Por: Martín Yeza
Hace unas semanas un amigo me contó que tuvo un sueño extraño: que teníamos un presidente mudo. Un presidente mudo a quien no le quedaba otra opción más que trabajar mucho, lo suficiente, para que su trabajo “hable” por él. Mi amigo es descendiente de surcoreanos, lo cual me hizo recordar accidentalmente al prestigioso director de cine surcoreano Kim Ki Duk y su película Hierro 3, que a pesar de tener sonido no tiene diálogos. Nadie habla en ella y aun así nos mantiene atentos ante lo que pueda suceder en cada escena.
Me pareció una hipótesis maravillosa para pensar sobre qué calidades se supone que debe revestir un líder para ser representativo del pueblo y, más específico aún, qué condiciones se supone que debe revestir un Presidente de la Nación para poder ser un buen presidente.

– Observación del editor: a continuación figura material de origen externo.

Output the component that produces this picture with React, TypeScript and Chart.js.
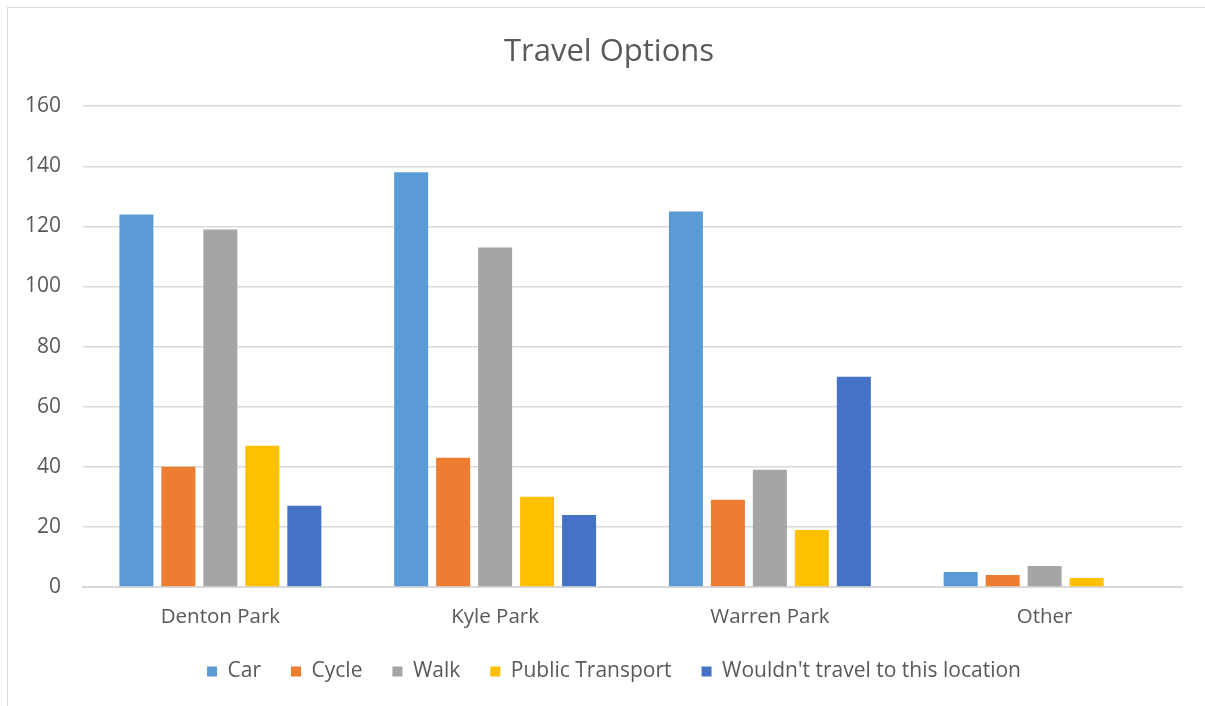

Tampoco pude evitar pensar sobre nuestra presidente, quien en 2011 hizo un uso inteligente de las cadenas nacionales para conectarse directamente con la sociedad, pero que en 2012 abusó tanto de ellas que produjo un masivo hartazgo que se evidenció en distintas convocatorias de protesta. Este fenómeno estalló cuando el 3 de septiembre la utilizó por vez 17ª en lo que iba del año, acumulando 15 horas, que en el último caso fue para anunciar, en horario central televisivo, que Argentina era una de las potencias exportadoras de aerosoles y alguna cosa más. Produjo tanta aversión que se marcó un antes y un después en su comunicación. En ese momento empezó a mudar su comunicación hacia las redes sociales, poniendo énfasis en Twitter, desde donde comenzó a marcar el ritmo con una impronta personal y minimalista con declaraciones potentes. Subía 7 u 8 twitts por día que la conectaba directamente con sus 2 millones de seguidores, y que a su vez eran noticia en los principales medios nacionales. Pero como todo… volvió a abusar y ahora hay días en que sube hasta más de 40 twitts. Y logró algo mucho peor que lo sucedido con la cadena nacional: se volvió intrascendente.

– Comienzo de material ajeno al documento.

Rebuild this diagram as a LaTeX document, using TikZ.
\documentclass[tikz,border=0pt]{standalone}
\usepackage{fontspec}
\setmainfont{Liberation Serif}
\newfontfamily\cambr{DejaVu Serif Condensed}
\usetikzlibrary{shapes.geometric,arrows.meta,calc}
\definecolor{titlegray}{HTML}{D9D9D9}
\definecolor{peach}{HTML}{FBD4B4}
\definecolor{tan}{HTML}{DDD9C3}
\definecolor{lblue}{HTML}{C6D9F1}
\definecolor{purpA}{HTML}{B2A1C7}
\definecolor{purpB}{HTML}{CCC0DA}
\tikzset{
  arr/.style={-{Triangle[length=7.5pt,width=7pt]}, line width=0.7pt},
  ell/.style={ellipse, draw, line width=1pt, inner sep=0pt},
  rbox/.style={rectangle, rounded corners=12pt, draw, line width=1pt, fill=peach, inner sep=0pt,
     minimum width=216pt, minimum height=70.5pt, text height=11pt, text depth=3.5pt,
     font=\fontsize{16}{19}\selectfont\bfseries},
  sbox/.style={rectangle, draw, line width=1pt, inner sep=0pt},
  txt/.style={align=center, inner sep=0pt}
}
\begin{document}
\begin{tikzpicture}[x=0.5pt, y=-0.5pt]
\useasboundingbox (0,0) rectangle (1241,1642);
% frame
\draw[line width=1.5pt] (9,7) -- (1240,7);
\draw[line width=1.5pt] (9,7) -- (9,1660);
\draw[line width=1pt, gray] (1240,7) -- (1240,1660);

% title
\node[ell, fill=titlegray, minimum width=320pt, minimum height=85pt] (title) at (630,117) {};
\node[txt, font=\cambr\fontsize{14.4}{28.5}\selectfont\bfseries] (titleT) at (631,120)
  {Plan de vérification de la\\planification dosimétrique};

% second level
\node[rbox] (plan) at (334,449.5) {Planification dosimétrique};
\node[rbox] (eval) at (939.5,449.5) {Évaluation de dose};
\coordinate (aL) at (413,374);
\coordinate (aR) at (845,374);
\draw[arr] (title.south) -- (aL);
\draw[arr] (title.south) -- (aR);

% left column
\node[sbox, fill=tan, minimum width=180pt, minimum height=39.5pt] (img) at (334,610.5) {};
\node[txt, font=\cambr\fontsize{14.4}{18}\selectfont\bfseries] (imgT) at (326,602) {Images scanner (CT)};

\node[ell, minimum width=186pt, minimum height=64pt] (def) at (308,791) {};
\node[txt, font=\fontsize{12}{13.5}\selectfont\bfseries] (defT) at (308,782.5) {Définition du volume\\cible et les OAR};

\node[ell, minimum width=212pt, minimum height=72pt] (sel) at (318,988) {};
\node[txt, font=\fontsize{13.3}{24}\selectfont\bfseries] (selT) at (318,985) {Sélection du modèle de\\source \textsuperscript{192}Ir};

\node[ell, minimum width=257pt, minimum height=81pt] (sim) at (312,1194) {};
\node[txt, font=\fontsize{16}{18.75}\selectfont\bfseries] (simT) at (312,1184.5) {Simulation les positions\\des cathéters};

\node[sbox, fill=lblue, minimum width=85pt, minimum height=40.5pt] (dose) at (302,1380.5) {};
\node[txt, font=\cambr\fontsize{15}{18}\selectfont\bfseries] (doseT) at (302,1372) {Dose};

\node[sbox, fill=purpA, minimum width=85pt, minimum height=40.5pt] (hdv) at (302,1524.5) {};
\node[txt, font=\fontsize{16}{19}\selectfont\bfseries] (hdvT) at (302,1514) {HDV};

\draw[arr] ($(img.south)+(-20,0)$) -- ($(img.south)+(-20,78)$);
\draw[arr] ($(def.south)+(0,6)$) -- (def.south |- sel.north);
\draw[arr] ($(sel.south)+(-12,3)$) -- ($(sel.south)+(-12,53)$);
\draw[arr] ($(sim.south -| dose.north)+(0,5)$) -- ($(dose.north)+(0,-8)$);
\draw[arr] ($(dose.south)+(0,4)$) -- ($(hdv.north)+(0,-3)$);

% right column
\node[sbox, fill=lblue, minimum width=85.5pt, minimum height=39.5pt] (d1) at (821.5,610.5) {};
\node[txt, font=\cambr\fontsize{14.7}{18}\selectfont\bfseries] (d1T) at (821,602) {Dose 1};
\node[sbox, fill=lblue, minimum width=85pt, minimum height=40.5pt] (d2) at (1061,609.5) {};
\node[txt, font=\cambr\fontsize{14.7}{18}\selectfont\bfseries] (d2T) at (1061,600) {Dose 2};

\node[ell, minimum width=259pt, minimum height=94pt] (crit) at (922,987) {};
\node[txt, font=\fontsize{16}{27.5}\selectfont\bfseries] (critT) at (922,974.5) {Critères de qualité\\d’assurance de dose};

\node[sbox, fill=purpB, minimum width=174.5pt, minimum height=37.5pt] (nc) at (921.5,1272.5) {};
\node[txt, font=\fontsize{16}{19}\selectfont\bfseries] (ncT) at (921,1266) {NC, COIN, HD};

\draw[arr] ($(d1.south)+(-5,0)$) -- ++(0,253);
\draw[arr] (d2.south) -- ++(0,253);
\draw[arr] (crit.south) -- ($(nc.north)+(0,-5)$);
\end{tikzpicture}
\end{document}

Más allá de cuánto escriba o hable la presidente en redes sociales o por cadena nacional, es necesario pensar sobre cuánto necesitamos líderes que estén inundándonos cotidianamente con su presencia en lugar de su trabajo. No subestimo la importancia del carisma y la empatía que pueda tener un líder respecto del sentir y pensar del pueblo, de hecho es muy importante para la representación colectiva, pero los buenos líderes no necesariamente son buenos presidentes.
A su vez no tengo ningún sustento fáctico más que la propia experiencia y cierta intuición, pero tiendo a creer que nuestra sociedad descree cada vez más de la palabra de los políticos -en algo que le debe suceder a la mayoría de las sociedades del mundo-. Así entonces recupera cierta jerarquía la importancia de hacer y resolver problemas. Gestionar, pero gestionar para recuperar la palabra.

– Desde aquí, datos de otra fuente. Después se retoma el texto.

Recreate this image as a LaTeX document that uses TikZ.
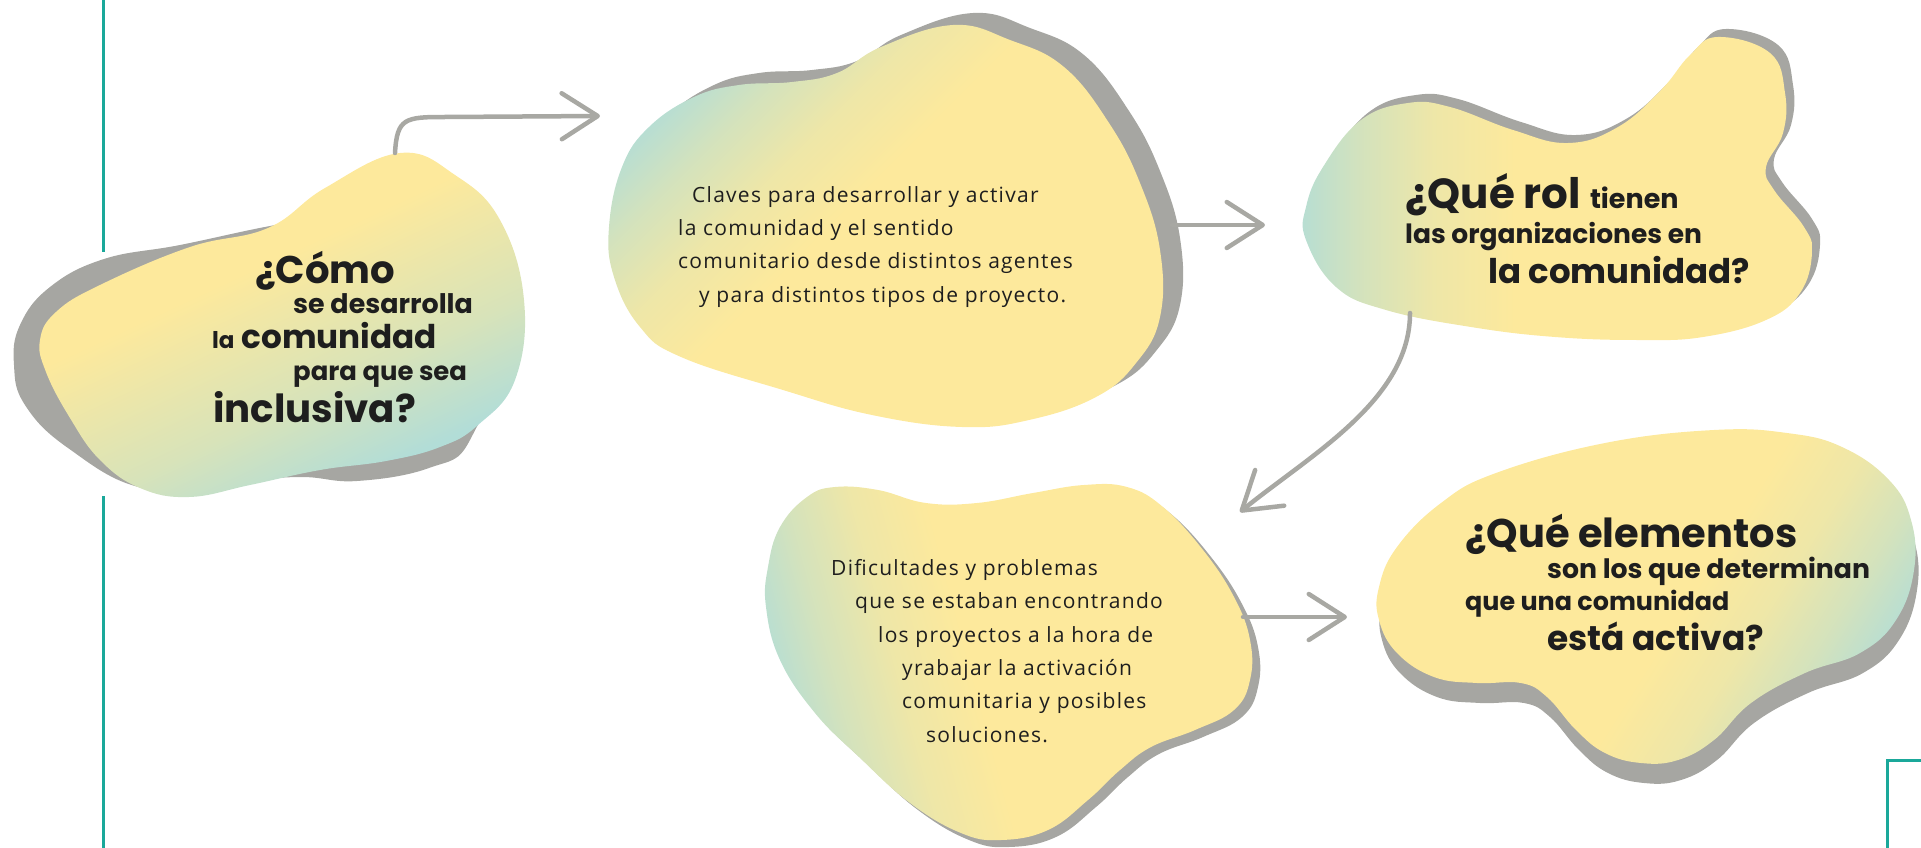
\documentclass[tikz,border=0pt]{standalone}
\usepackage{fontspec}
\usetikzlibrary{arrows.meta}
\newfontfamily\headfont{Poppins}
\newfontfamily\bodyfont{Open Sans}[LetterSpace=6]
\definecolor{butter}{HTML}{FDE99C}
\definecolor{mint}{HTML}{B2DDD7}
\definecolor{blobgray}{HTML}{A6A6A2}
\definecolor{arrowgray}{HTML}{A8A8A3}
\definecolor{rulecol}{HTML}{1AA89A}
\definecolor{ink}{HTML}{1E1E1E}
\pgfdeclarehorizontalshading{blobfade}{100bp}{color(0bp)=(mint); color(24bp)=(mint); color(31bp)=(mint!55!butter); color(38bp)=(mint!20!butter); color(46bp)=(butter); color(100bp)=(butter)}
\pgfdeclarehorizontalshading{blobfadewide}{100bp}{color(0bp)=(mint); color(28bp)=(mint); color(40bp)=(mint!50!butter); color(58bp)=(butter); color(100bp)=(butter)}

% blob outlines (pixel coordinates, y down)
\newcommand\blobA{plot[smooth cycle, tension=0.7] coordinates {(400,153) (455,175) (500,220) (524,300) (515,380) (478,425) (440,447) (386,461) (320,470) (250,485) (189,497) (140,488) (100,460) (70,418) (46,372) (40,340) (56,312) (100,285) (190,247) (268,228) (325,188)}}
\newcommand\blobAback{plot[smooth cycle, tension=0.7] coordinates {(270,226) (180,245) (104,259) (50,287) (20,325) (14,365) (25,405) (68,448) (143,488) (230,482) (300,477) (357,481) (429,468) (470,440) (490,350) (420,250) (340,215)}}
\newcommand\blobB{plot[smooth cycle, tension=0.7] coordinates {(953,25) (1010,40) (1064,67) (1109,123) (1140,183) (1160,250) (1160,317) (1136,363) (1096,397) (1029,420) (962,427) (872,415) (783,390) (681,357) (640,327) (614,277) (609,227) (622,167) (649,127) (694,97) (739,85) (792,82) (837,73) (881,47)}}
\newcommand\blobC{plot[smooth cycle, tension=0.7] coordinates {(1718,37) (1770,53) (1785,93) (1783,133) (1766,167) (1774,190) (1804,227) (1812,253) (1800,293) (1766,320) (1703,337) (1639,340) (1555,337) (1471,327) (1386,310) (1336,287) (1306,240) (1306,207) (1323,167) (1361,120) (1408,103) (1450,107) (1513,130) (1568,143) (1618,127) (1661,90) (1690,55)}}
\newcommand\blobD{plot[smooth cycle, tension=0.7] coordinates {(1127,487) (1163,507) (1203,550) (1234,597) (1250,640) (1250,680) (1234,710) (1195,730) (1151,747) (1120,770) (1088,800) (1048,830) (1001,840) (961,833) (910,803) (859,757) (815,713) (780,660) (766,607) (768,567) (780,527) (807,497) (835,487) (878,490) (926,503) (977,503) (1033,493) (1084,485)}}
\newcommand\blobE{plot[smooth cycle, tension=0.7] coordinates {(1714,430) (1605,443) (1496,473) (1441,503) (1397,547) (1379,587) (1379,620) (1397,653) (1434,677) (1477,683) (1521,683) (1547,697) (1576,730) (1605,753) (1641,763) (1678,760) (1714,740) (1751,703) (1805,673) (1860,653) (1896,620) (1914,570) (1911,520) (1889,480) (1842,447) (1787,433)}}

\begin{document}
\begin{tikzpicture}[
		x=1pt, y=-1pt,
		backblob/.style={fill=blobgray},
		blob/.style={shading=blobfade, shading angle=#1},
		head/.style={font=\headfont\bfseries\fontsize{#1}{#1}\selectfont, text=ink,
			anchor=base west, inner sep=0pt},
		body/.style={font=\bodyfont\fontsize{21}{21}\selectfont, text=ink,
			anchor=base west, inner sep=0pt},
		link/.style={draw=arrowgray, line width=4.5pt, line cap=round,
			-{Straight Barb[length=36pt, width=46pt, round]}},
		frame/.style={draw=rulecol, line width=3pt}
		]
		\useasboundingbox (0,0) rectangle (1921,848);

		% side rule and corner box
		\draw[frame] (103,0) -- (103,252);
		\draw[frame] (103,496) -- (103,860);
		\draw[frame] (1930,760) -- (1887,760) -- (1887,860);

		% blobs
		\fill[backblob] \blobAback;
		\shade[shading=blobfadewide, shading angle=115] \blobA;
		\fill[backblob, shift={(20,-12)}] \blobB;
		\shade[blob=-45] \blobB;
		\fill[backblob, shift={(8,-8)}] \blobC;
		\shade[blob=0] \blobC;
		\fill[backblob, shift={(8,7)}] \blobD;
		\shade[blob=15] \blobD;
		\fill[backblob, shift={(3,20)}] \blobE;
		\shade[blob=148] \blobE;

		% question 1
		\node[head=38.6] (q1a) at (255,283) {¿Cómo};
		\node[head=26.9] (q1b) at (293,313) {se desarrolla};
		\node[head=32.7] (q1c) at (212,348) {{\fontsize{23}{23}\selectfont la} comunidad};
		\node[head=25.9] (q1d) at (293,380) {para que sea};
		\node[head=38.7] (q1e) at (213,422) {inclusiva?};

		% claves
		\node[body] (cl1) at (692,202) {Claves para desarrollar y activar};
		\node[body] (cl2) at (678,235) {la comunidad y el sentido};
		\node[body] (cl3) at (678,268) {comunitario desde distintos agentes};
		\node[body] (cl4) at (699,302) {y para distintos tipos de proyecto.};

		% question 2
		\node[head=42] (q2a) at (1405,208) {¿Qué rol {\fontsize{27}{27}\selectfont tienen}};
		\node[head=26.5] (q2b) at (1405,243) {las organizaciones en};
		\node[head=34] (q2c) at (1488,283) {la comunidad?};

		% dificultades
		\node[body] (di1) at (831,575) {Dificultades y problemas};
		\node[body] (di2) at (855,608) {que se estaban encontrando};
		\node[body] (di3) at (878,642) {los proyectos a la hora de};
		\node[body] (di4) at (902,675) {yrabajar la activación};
		\node[body] (di5) at (902,708) {comunitaria y posibles};
		\node[body] (di6) at (926,742) {soluciones.};

		% question 3
		\node[head=40] (q3a) at (1465,547) {¿Qué elementos};
		\node[head=26.7] (q3b) at (1547,578) {son los que determinan};
		\node[head=25.4] (q3c) at (1465,610) {que una comunidad};
		\node[head=34.4] (q3d) at (1547,650) {está activa?};

		% arrow ends
		\coordinate (q1out) at (395,153);
		\coordinate (clin) at (600,116);
		\coordinate (clout) at (1172,225);
		\coordinate (q2in) at (1265,225);
		\coordinate (q2out) at (1410,313);
		\coordinate (diin) at (1240,512);
		\coordinate (diout) at (1243,617);
		\coordinate (q3in) at (1347,617);

		\draw[link] (q1out) .. controls (397,118) and (405,117) .. (445,117) -- (clin);
		\draw[link] (clout) -- (q2in);
		\draw[link] (q2out) .. controls (1410,400) and (1310,455) .. (diin);
		\draw[link] (diout) -- (q3in);
\end{tikzpicture}
\end{document}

Recientemente en una entrevista brindada a La Nación, Daron Acemoglu, uno de los economistas más citados en el mundo y autor del célebre libro Por qué fracasan los países, criticó la noción de “líderes fuertes”, diciendo que los países ricos como Argentina cuando retrocedieron fue porque sus líderes además de practicar una mala redistribución de ingresos también se han ocupado por destruir paulatinamente la institucionalidad en pos de instalar su nombre para trascender en la historia, lo que los sitúa por sobre la resolución de los problemas del país. Acemoglu cierra diciendo: “Creo que los argentinos deberían rezar por un presidente cuyo nombre fuera totalmente olvidable”.
Esto implica pensar la idea de “liderazgo fuerte” y lo que para nosotros significa culturalmente. En mi caso creo que está atada inevitablemente al grito, y también a la noción de personas que nos dan grandes explicaciones sobre cualquier cosa. Que amontonan gente en actos y que poco se interesan por lo simple. De hecho, el mejor Kirchner es el que menos preocupado estaba por la comunicación y el peor Kirchner es el que empezó a preocuparse por qué titulaban los medios de comunicación.
Liderazgo débil, en tanto aptitud para el diálogo, escucha y tolerancia de críticas, preocuparse porque un Gobierno funcione, y posea una actitud democrática en su relación con otras fuerzas políticas y la no persecución ideológica constante del que piensa fuera del orden mayoritario.
En Argentina hay algunos ejemplos que permiten esperanzarse con que quizás podamos tener un presidente que hable poco y haga lo que tenga que hacer para que las cosas funcionen. Quizás el sueño de mi amigo, cual película de Kim Ki Duk, sea posible.